Best practises for large high memory dataframes and selections

DrAstro · October 3, 2022, 2:04pm

Hello!

I’m in the process of making a dashboard where the base data could potentially be quite a large dataframe. By this I mean millions of rows but with also a lot of selections and resamples to make (the size I’m working with currently is ok, around 0.5 - 1 GB in memory but it could grow). For example, say it was oil field data, you could have a structure of company → site → well where users would be able to select which selection of these values that they want to see along with other fields such as a date range.

There is also resamplings to do on the data, i.e. how many events occurred a day - things like that.

Given that I need to host the dashboard initially on a server with not a huge amount of memory, I have been playing around with how to best structure the data and dashboard to make it the most efficient. In the past I’ve done things like loading the dataframe to the cache in a setup script, and then have something like (I’ve also established what the selector options are and entered that into the cache, below is not ideal as I would usually have these automatically filled):

class ExampleDataframe(param.Parameterized):
    df = param.DataFrame(precedence=-1)

    account_selector = param.ObjectSelector(
        objects=pn.state.cache['options']['accounts'],
        default="Company A",
        label="Account"
    )

    site_selector = param.ObjectSelector(
        objects=pn.state.cache['options']['sites']["Company A"],
        default=pn.state.cache['options']['sites']["Company A"][0],
        label="Site"
    )

    well_selector = param.ObjectSelector(
        objects=pn.state.cache['options']['wells'][pn.state.cache['options']['sites']["Company A"][0]],
        default=pn.state.cache['options']['wells'][pn.state.cache['options']['sites']["Company A"][0]][0],
        label="Well"
    )

    def __init__(self, **params):
        super().__init__(**params)
        self.update_df()

    @param.depends('account_selector', watch=True)
    def update_site_selector(self):
        self.param.site_selector.objects = pn.state.cache['options']['sites'][self.account_selector]
        self.site_selector = self.param.site_selector.objects[0]

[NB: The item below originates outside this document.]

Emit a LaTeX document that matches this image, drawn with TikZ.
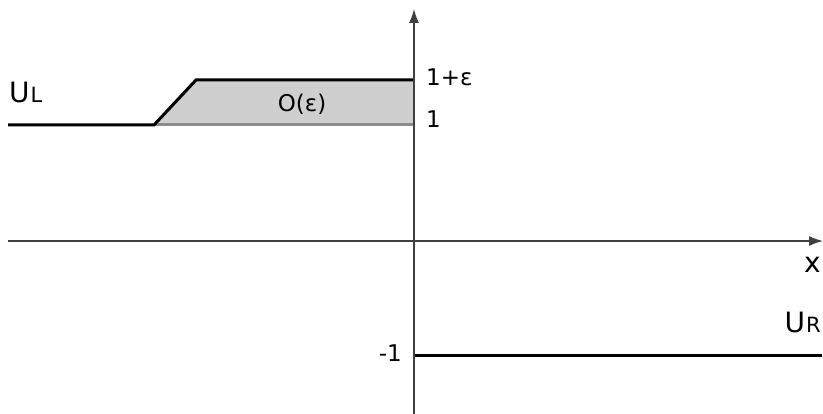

    @param.depends('site_selector', watch=True)
    def update_well_selector(self):
        self.param.tower_selector.objects = pn.state.cache['options']['wells'][self.site_selector]
        self.well_selector = self.param.well_selector.objects[0]

    @param.depends('site_selector', watch=True)
    def update_df(self):
        self.df = pn.state.cache['data'].query(
            f"account_name=='{self.account_selector}' & "
            f"site=='{self.site_selector}'"
        ).reset_index(drop=True)

I could then define some views either in the above or inheriting on another param class where resamples are done. Below I resample by a Day but ideally another selector would be created that allows the user to change the resampling frequency:

class OilViews(my_example_dataframe):
    @param.depends(self.df, watch=True)
    def site_view(self):
        plot_df = (
            self.df.groupby('well_name')
            .resample('D', on='command_schedule_time')
            .agg({'command_id': 'nunique'})
        ).reset_index()

        return plot_df.hvplot.line(
            x='date',
            y='command_id',
            ylabel='Number of Commands'
        )

This seems to work ok but it doesn’t seem very efficient. When I create new sessions on the dashboard and watch the memory I can see it just stepping up and can imagine this becoming an issue.

I was wondering if anyone has dealt with having a large base dataset to work off that could require a lot of selections and manipulations and has found a low footprint method to go about it?

In the past I have experimented with out-of-core solutions like vaex but I have not seen many examples of using such methods combined with Panel. It may be that down the line a vaex/dash setup becomes more suitable for what I need but am very keen to get as far as I can with Panel!

Any advice anyone could offer would be very much appreciated, I may even be going about the above example in the wrong manner! Thanks!

EDIT: Should also say that using a setup like above, one problem I see is that using the account selector for example to just switch back forth to view the different data, I see the memory grow and grow with the update_df being called. Is the previous data not released?